WHAT YOU ARE ASKED TO DO
Show all lines of the listing that hold the word "this".

(Rows from a dataset)
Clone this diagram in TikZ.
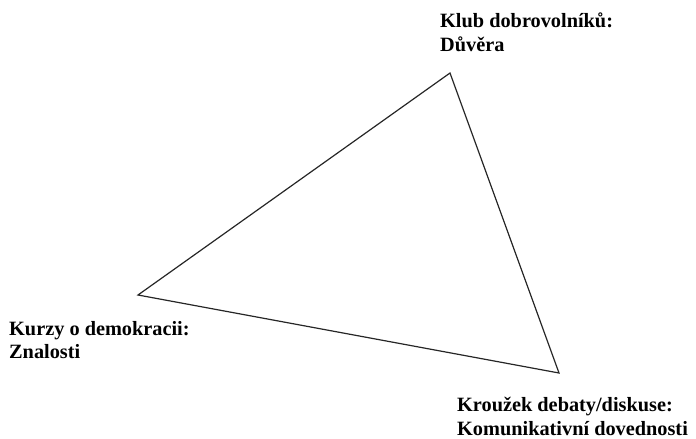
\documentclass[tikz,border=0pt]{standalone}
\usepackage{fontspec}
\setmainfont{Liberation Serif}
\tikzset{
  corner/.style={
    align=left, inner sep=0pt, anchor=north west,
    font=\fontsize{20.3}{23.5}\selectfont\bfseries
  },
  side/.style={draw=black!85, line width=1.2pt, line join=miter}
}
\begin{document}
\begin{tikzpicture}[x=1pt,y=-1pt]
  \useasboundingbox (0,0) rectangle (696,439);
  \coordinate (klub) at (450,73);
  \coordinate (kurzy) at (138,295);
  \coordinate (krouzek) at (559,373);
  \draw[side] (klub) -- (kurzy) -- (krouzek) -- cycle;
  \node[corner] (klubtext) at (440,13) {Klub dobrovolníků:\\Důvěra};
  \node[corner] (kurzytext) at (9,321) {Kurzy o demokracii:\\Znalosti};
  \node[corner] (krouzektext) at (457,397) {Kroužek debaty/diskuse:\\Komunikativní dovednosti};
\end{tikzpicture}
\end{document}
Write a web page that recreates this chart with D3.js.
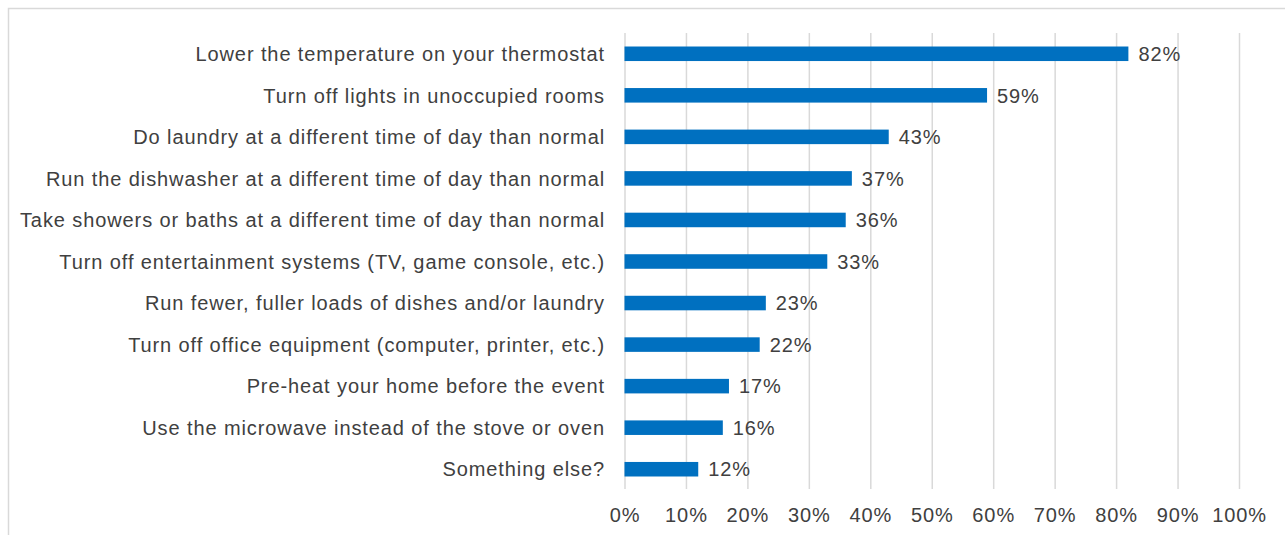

FINISHED EXERCISE
Clone this diagram in TikZ.
Write a web page that recreates this chart with D3.js.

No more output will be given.